My Senator, Ben Cardin, would probably have voted for cloture if they needed another vote, but I’ll leave him for a later discussion.
As to my agreeing with Jeff Sessions on this (God Help Me), when he says, “President Obama, and allies in Congress, have won this fast-track vote. But, in exchange, they may find that they are losing something far greater: the trust of the American people, I have to honestly agree. (His full statement after break)
This is a bad deal, and a bad thing, and much like in 1994, the Republicans are going to spot weld this on the Democratic Party, which will probably lead to their keeping the Senate.
*Before his Senate career, he was a US attorney, and then he was nominated by Reagan to the Federal Judgeship, but he was rejected by the Senate because of credible allegations of bigotry.
Sessions Comments On Senate Vote To Advance Fast-Track Authority For Executive – News Releases
Senator Jeff Sessions“President Obama, and allies in Congress, have won this fast-track vote. But, in exchange, they may find that they are losing something far greater: the trust of the American people.”
WASHINGTON—U.S. Sen. Jeff Sessions (R-AL) issued the following statement today after the Senate voted to advance six-year fast-track executive authority:
“Americans increasingly believe that their country isn’t serving its own citizens. They need look no further than a bipartisan vote of Congress that will transfer congressional power to the Executive Branch and, in turn, to a transnational Pacific Union and the global interests who will help write its rules.
The same routine plays out over and again. We are told a massive bill must be passed, all the business lobbyists and leaders tell us how grand it will be, but that it must be rushed through before the voters spoil the plan. As with Obamacare and the Gang of Eight, the politicians meet with the consultants to craft the talking points—not based on what the bill actually does, but what they hope people will believe it does. And when ordinary Americans who never asked for the plan, who don’t want the plan, who want no part of the plan, resist, they are scorned, mocked, and heaped with condescension.
Washington broke arms and heads to get that 60th vote—not one to spare—to impose on the American people a plan which imperils their jobs, wages, and control over their own affairs. It is remarkable that so much energy has been expended on advancing the things Americans oppose, and preventing the things Americans want.
For instance: thousands of loyal Americans have been laid off and forced to train the foreign workers brought in to fill their jobs—at Disney, at Southern California Edison, across the country. Does Washington rush to their defense? No, the politicians and the lobbyists rush to move legislation that would double or triple the very program responsible for replacing them.

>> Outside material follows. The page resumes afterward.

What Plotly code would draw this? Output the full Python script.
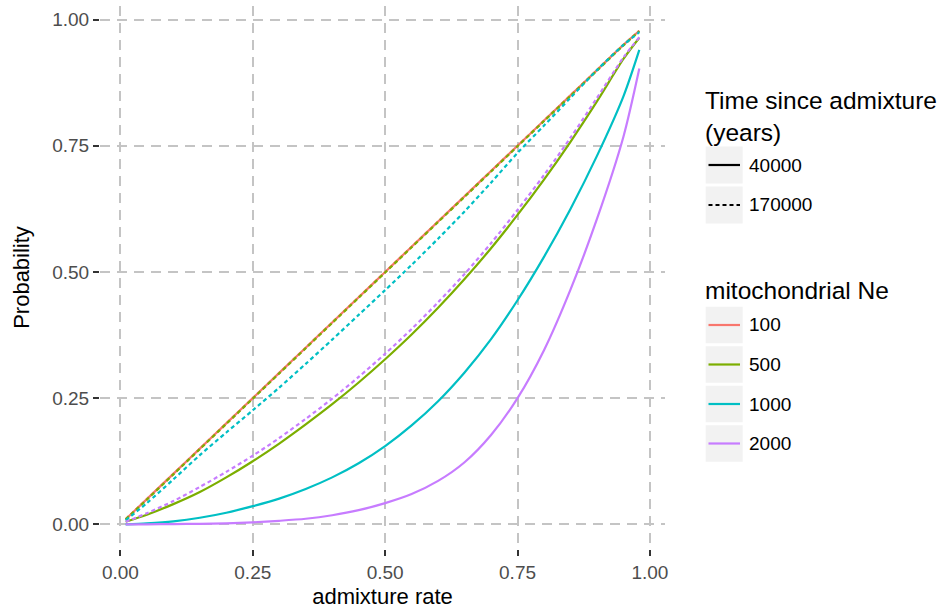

This ‘econometarian’ ideology holds that if a company can increase its bottom line—whether by insourcing foreign workers or outsourcing production—then it’s always a win, never a downside.
President Obama, and allies in Congress, have won this fast-track vote. But, in exchange, they may find that they are losing something far greater: the trust of the American people. Americans have a fundamental, decent, and just demand: that the people they elect defend their interests. And every issue to come before us in the coming months will have to pass this test: does it strengthen, or weaken, the position of the everyday, loyal American citizen?”